Statement by IMF Staff at the Conclusion of the 2006 Article IV Consultation Discussions with KoreaPress Release No. 06/123
June 9, 2006
The following statement was issued in Seoul on June 8 by an International Monetary Fund (IMF) staff mission:
"An IMF mission led by Joshua Felman, Assistant Director in the Asia-Pacific Department, visited Seoul during May 25-June 8 to hold Article IV consultation discussions. The mission met with a wide range of people, from the private sector as well as the government, to discuss the immediate economic outlook and the policies needed to promote long-term growth.
"In the mission's view, the immediate outlook is bright. We believe that Korea's economy will grow by about 5½ percent this year, somewhat faster than the government expects. The main reason for our optimism is that Korea is continuing to benefit from its integration into the world economy. Exports are growing rapidly, because the global economic expansion is creating a strong demand for Korea's products, such as its electronics, cars, and ships. Meanwhile, domestic demand is robust, ensuring that growth remains well-balanced.
"The outlook, however, is not without risks. Given Korea's heavy dependence on imported oil, higher oil prices could constrain growth. In addition, a tightening of global financial conditions could lead to higher domestic interest rates, which would put renewed pressures on highly-indebted households and small- and medium-sized enterprises.

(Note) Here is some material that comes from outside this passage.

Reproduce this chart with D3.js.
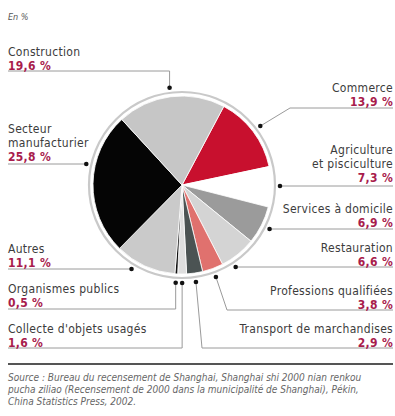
<!DOCTYPE html>
<html>
<head>
<meta charset="utf-8">
<script src="https://cdn.jsdelivr.net/npm/d3@7"></script>
<style>
  body { margin: 0; background: #fff; }
  svg text { font-family: "Liberation Sans Narrow", "DejaVu Sans Condensed", "Arial Narrow", sans-serif; }
</style>
</head>
<body>
<svg id="chart" width="395" height="416"></svg>
<script>
//########## data #######
// slices listed clockwise, starting with Commerce
const categories = [
  "Commerce",
  "Agriculture et pisciculture",
  "Services à domicile",
  "Restauration",
  "Professions qualifiées",
  "Transport de marchandises",
  "Collecte d'objets usagés",
  "Organismes publics",
  "Autres",
  "Secteur manufacturier",
  "Construction"
];
const shares = [13.9, 7.3, 6.9, 6.6, 3.8, 2.9, 1.6, 0.5, 11.1, 25.8, 19.6];
const sliceColors = [
  "#c8102e", "#ffffff", "#9b9b9b", "#d4d4d4", "#e0716e", "#4b5353",
  "#dedede", "#111111", "#cacaca", "#050505", "#c6c6c6"
];
const sourceLines = [
  "Source : Bureau du recensement de Shanghai, Shanghai shi 2000 nian renkou",
  "pucha ziliao (Recensement de 2000 dans la municipalité de Shanghai), Pékin,",
  "China Statistics Press, 2002."
];

//########## layout #######
const cx = 182, cy = 185;
const rSlice = 89, rRing = 93, rDot = 98;
const startDeg = 28;
const textColor = "#3c3c3c", pctColor = "#a81c4c", leaderColor = "#9a9a9a";
const leftX = 8, rightX = 393;
const fontSize = 12, lineStep = 14;

// label placement: percent baseline (name lines sit above it), leader routing
// route "h": horizontal leader, dot where the leader meets the circle
// route "bend": dot at slice middle, then to (bendX, lineY), then along lineY
const labelLayout = {
  "Commerce": { side: "right", lines: ["Commerce"], pctY: 106, lineY: 108, route: "bend", bendX: 290 },
  "Agriculture et pisciculture": { side: "right", lines: ["Agriculture", "et pisciculture"], pctY: 182, lineY: 186, route: "h" },
  "Services à domicile": { side: "right", lines: ["Services à domicile"], pctY: 227, lineY: 229, route: "h" },
  "Restauration": { side: "right", lines: ["Restauration"], pctY: 266, lineY: 267, route: "h" },
  "Professions qualifiées": { side: "right", lines: ["Professions qualifiées"], pctY: 309, lineY: 310, route: "bend", bendX: 227 },
  "Transport de marchandises": { side: "right", lines: ["Transport de marchandises"], pctY: 347, lineY: 348, route: "bend", bendX: 202 },
  "Collecte d'objets usagés": { side: "left", lines: ["Collecte d'objets usagés"], pctY: 347, lineY: 348, route: "bend", bendX: null },
  "Organismes publics": { side: "left", lines: ["Organismes publics"], pctY: 307, lineY: 309, route: "bend", bendX: null },
  "Autres": { side: "left", lines: ["Autres"], pctY: 267, lineY: 269, route: "h" },
  "Secteur manufacturier": { side: "left", lines: ["Secteur", "manufacturier"], pctY: 161, lineY: 164, route: "h" },
  "Construction": { side: "left", lines: ["Construction"], pctY: 70, lineY: 71, route: "bend", bendX: null }
};

const fmtPct = (v) => d3.format(".1f")(v).replace(".", ",") + " %";

const svg = d3.select("#chart");

svg.append("text")
  .attr("x", 8).attr("y", 20)
  .attr("font-size", 9).attr("font-style", "italic")
  .attr("fill", "#555")
  .text("En %");

//########## pie #######
const data = categories.map((c, i) => ({ name: c, value: shares[i], color: sliceColors[i] }));
const start = startDeg * Math.PI / 180;
const pie = d3.pie().sort(null).value((d) => d.value)
  .startAngle(start).endAngle(start + 2 * Math.PI);
const arcs = pie(data);
const arc = d3.arc().innerRadius(0).outerRadius(rSlice);
const dotArc = d3.arc().innerRadius(rDot).outerRadius(rDot);

const g = svg.append("g").attr("transform", `translate(${cx},${cy})`);

g.append("circle")
  .attr("r", rRing)
  .attr("fill", "none")
  .attr("stroke", "#c9c9c9")
  .attr("stroke-width", 2.2);

g.selectAll("path.slice")
  .data(arcs)
  .enter()
  .append("path")
  .attr("class", "slice")
  .attr("d", arc)
  .attr("fill", (d) => d.data.color)
  .attr("stroke", "#fff")
  .attr("stroke-width", 0.8);

//########## labels #######
const lab = svg.append("g");

arcs.forEach((a) => {
  const L = labelLayout[a.data.name];
  const isLeft = L.side === "left";
  const tx = isLeft ? leftX : rightX;

  // dot position
  let dot;
  if (L.route === "h") {
    const dy = L.lineY - cy;
    const dx = Math.sqrt(Math.max(rDot * rDot - dy * dy, 0));
    dot = [cx + (isLeft ? -dx : dx), L.lineY];
  } else {
    const c = dotArc.centroid(a);
    dot = [cx + c[0], cy + c[1]];
  }

  let pts;
  if (L.route === "h") {
    pts = [dot, [tx, L.lineY]];
  } else {
    const bx = L.bendX === null ? dot[0] : L.bendX;
    pts = [dot, [bx, L.lineY], [tx, L.lineY]];
  }

  lab.append("path")
    .attr("d", d3.line()(pts))
    .attr("fill", "none")
    .attr("stroke", leaderColor)
    .attr("stroke-width", 1);

  lab.append("circle")
    .attr("cx", dot[0]).attr("cy", dot[1])
    .attr("r", 2.3)
    .attr("fill", "#111");

  const anchor = isLeft ? "start" : "end";
  const n = L.lines.length;
  L.lines.forEach((line, i) => {
    lab.append("text")
      .attr("x", tx).attr("y", L.pctY - (n - i) * lineStep)
      .attr("text-anchor", anchor)
      .attr("font-size", fontSize)
      .attr("letter-spacing", 0.3)
      .attr("fill", textColor)
      .text(line);
  });
  lab.append("text")
    .attr("x", tx).attr("y", L.pctY)
    .attr("text-anchor", anchor)
    .attr("font-size", fontSize)
    .attr("letter-spacing", 0.3)
    .attr("font-weight", "bold")
    .attr("fill", pctColor)
    .text(fmtPct(a.data.value));
});

//########## source #######
svg.append("line")
  .attr("x1", 8).attr("x2", 393)
  .attr("y1", 364).attr("y2", 364)
  .attr("stroke", "#555")
  .attr("stroke-width", 2.2);

svg.append("g")
  .selectAll("text")
  .data(sourceLines)
  .enter()
  .append("text")
  .attr("x", 8)
  .attr("y", (d, i) => 381 + i * 12)
  .attr("font-size", 10)
  .attr("font-style", "italic")
  .attr("fill", "#666")
  .text((d) => d);
</script>
</body>
</html>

To guard against the risks from higher interest rates, financial institutions should be encouraged to share more information with credit bureaus, because such information would allow lenders to respond to risks in a precise fashion, rather than by bluntly curbing credit, thereby endangering growth.
"Over the longer-term, Korea faces a significant challenge, because the population is aging while competition from the rest of the region is growing. How should Korea respond? The answer, in our view, lies in furthering Korea's integration into the world economy. Just as the manufacturing sector was thrust into the global arena a few decades ago, with great success, now the same remedy is necessary for the service sector. We would emphasize:
An advanced economy requires an advanced financial sector, which necessitates liberalizing the foreign exchange system and deregulating the capital markets. At the same time, regulations need to be put in place to prevent conflicts of interest, and heavy sanctions need to be imposed if violations of these regulations occur.
There is also a need to open up and deregulate non-financial services.
Finally, Korea also faces significant long-term fiscal challenges related to the aging of its population. In particular, we would emphasize the importance of restoring the national pension system to financial health.
"In sum, Korea is moving in the right direction, taking steps to create a knowledge-based economy for the 21st century. For this reason, we remain optimistic about the country's economic future. These conclusions will be elaborated in our annual consultation report which will be presented to the IMF Executive Board later this year."